Meeting to look at funds for highways

By Bobby Harrison/NEMS Daily Journal

JACKSON – A task force created by the Mississippi Senate has begun meeting to look for additional sources of revenue to fund the state’s transportation system.
The task force is scheduled to meet again July 10-11 at the state Capitol as it works to make recommendations to the 2014 Legislature on how to generate additional money for transportation.
“At this point, we’re going to look at all options,” said Senate Highways and Transportation Chairman Willie Simmons, D-Cleveland, who heads the task force.
During the 2013 session, proposals to increase the 18.8-cent tax on motor fuel were discussed, as was holding a statewide referendum on whether to increase the tax. Another source of revenue proposed was to ensure taxes are collected from people who win small amounts in the state’s casinos.
All of those proposals died.
House Transportation Chairman Robert Johnson, D-Natchez, opted not to include House participation in the task force proposed by Simmons, though, both are in agreement additional funds are needed.

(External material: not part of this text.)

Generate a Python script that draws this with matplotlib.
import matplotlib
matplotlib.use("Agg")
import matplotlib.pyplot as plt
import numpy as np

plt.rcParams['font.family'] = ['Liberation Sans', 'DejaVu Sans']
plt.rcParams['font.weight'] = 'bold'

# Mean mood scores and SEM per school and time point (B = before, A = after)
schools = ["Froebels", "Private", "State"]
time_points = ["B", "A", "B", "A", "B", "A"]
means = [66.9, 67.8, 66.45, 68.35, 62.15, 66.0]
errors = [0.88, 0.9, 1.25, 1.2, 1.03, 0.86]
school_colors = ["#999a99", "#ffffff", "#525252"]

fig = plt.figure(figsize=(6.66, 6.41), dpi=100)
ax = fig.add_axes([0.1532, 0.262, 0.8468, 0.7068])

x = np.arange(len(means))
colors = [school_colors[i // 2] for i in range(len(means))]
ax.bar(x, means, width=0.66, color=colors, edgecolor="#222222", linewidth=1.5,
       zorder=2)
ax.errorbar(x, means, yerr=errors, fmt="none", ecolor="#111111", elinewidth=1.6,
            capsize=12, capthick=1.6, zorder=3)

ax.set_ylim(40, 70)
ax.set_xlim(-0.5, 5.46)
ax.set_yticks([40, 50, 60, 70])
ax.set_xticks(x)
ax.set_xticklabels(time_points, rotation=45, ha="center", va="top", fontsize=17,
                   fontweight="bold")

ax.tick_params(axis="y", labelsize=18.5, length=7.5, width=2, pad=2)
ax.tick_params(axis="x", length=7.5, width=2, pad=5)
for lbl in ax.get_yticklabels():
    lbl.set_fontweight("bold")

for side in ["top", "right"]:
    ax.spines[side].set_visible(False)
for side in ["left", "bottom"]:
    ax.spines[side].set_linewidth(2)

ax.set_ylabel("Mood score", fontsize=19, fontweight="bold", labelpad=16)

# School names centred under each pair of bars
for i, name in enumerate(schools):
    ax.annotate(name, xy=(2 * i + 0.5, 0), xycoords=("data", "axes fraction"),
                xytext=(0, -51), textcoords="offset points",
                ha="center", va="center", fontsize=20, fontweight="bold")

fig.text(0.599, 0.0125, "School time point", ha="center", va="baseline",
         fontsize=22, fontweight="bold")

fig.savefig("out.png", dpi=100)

Central District Transportation Commissioner Dick Hall maintains the tax generates 8 cents by today’s standards instead of the 18.8 cents it generated in 1987 when it was enacted.

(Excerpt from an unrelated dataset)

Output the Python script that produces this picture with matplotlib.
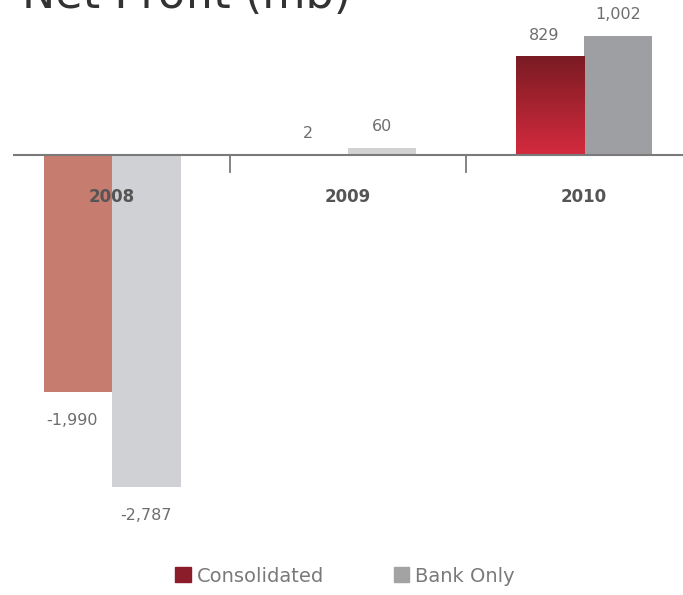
import matplotlib
matplotlib.use("Agg")
import matplotlib.pyplot as plt
import numpy as np
from matplotlib.patches import Patch
from matplotlib.colors import LinearSegmentedColormap

plt.rcParams['font.family'] = ['DejaVu Sans']

# === Data ===
years = ["2008", "2009", "2010"]
consolidated = [-1990, 2, 829]
bank_only = [-2787, 60, 1002]

# per-year bar colours (2010 consolidated gets a gradient on top)
cons_colors = ["#c67c6e", "#c27a6c", "#b8222f"]
bank_colors = ["#cfd1d4", "#d2d2d2", "#9d9fa2"]

W = 0.29
x = np.arange(len(years))
XLIM = (-0.42, 2.42)
YLIM = (-3151, 1134)

fig = plt.figure(figsize=(6.83, 5.95), dpi=100)
ax = fig.add_axes([13 / 683, 1 - 530 / 595, 1 - 13 / 683, 510 / 595])

bars_c = ax.bar(x - W / 2, consolidated, W, color=cons_colors, zorder=2)
bars_b = ax.bar(x + W / 2, bank_only, W, color=bank_colors, zorder=2)

# dark-to-bright red gradient for the 2010 consolidated bar
grad = LinearSegmentedColormap.from_list("red", ["#7a1b23", "#d42b3e"])
b = bars_c[2]
bx, by, bw, bh = b.get_x(), b.get_y(), b.get_width(), b.get_height()
img = ax.imshow(np.linspace(0, 1, 100).reshape(-1, 1), cmap=grad, aspect="auto",
                extent=[bx, bx + bw, by, by + bh], origin="upper", zorder=3)
img.set_clip_path(b)
ax.set_xlim(*XLIM)
ax.set_ylim(*YLIM)

# zero line and group separators
ax.axhline(0, color="#7a7a7a", lw=1.5, zorder=4)
for sep in [0.5, 1.5]:
    ax.plot([sep, sep], [0, -140], color="#7a7a7a", lw=1.3, zorder=4)

for spine in ax.spines.values():
    spine.set_visible(False)
ax.set_xticks([])
ax.set_yticks([])

# category labels under the zero line
for xi, yr in zip(x, years):
    ax.annotate(yr, (xi, 0), xytext=(0, -30), textcoords="offset points",
                ha="center", va="center", fontsize=12, fontweight="bold", color="#555555")

# value labels
def label(bars, vals, dx=0):
    for bar, v in zip(bars, vals):
        cx = bar.get_x() + bar.get_width() / 2
        off = 15 if v >= 0 else -21
        ax.annotate(f"{v:,}", (cx, v), xytext=(dx, off), textcoords="offset points",
                    ha="center", va="center", fontsize=11.5, color="#6e6e6e")

label(bars_c, consolidated, dx=-4)
label(bars_b, bank_only)

# title (partly cut off at the top edge)
fig.text(22 / 683, 1 - 8 / 595, "Net Profit (mb)", fontsize=32, color="#333333",
         ha="left", va="baseline")

# legend
handles = [Patch(color="#8b1d2a", label="Consolidated"),
           Patch(color="#a3a3a3", label="Bank Only")]
leg = fig.legend(handles=handles, loc="center", bbox_to_anchor=(0.505, 1 - 576 / 595),
                 ncol=2, frameon=False, handlelength=0.8, handleheight=0.8,
                 handletextpad=0.3, columnspacing=3.6, fontsize=14)
for t in leg.get_texts():
    t.set_color("#7a7a7a")

fig.savefig("out.png", dpi=100)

Construction costs have more than tripled while, at the same time, the revenue generated from the tax on a gallon of motor fuel has increased more modestly. In 1989, that tax generated $219 million annually compared to $288 million today.
“We are in a position now where we cannot maintain the highways that we have,” Simmons said.
The 19-member task force includes five members of the Senate; members of other governmental agencies, such as the Department of Transportation and Mississippi Development Authority; representatives of both the Municipal Association and Supervisors Association; and various other private sector representatives, such as a member of the Mississippi Economic Council.
In general, the Legislature has been adverse to tax increases. Officials who support an additional tax for transportation needs have said they must build public support in the business community to be successful.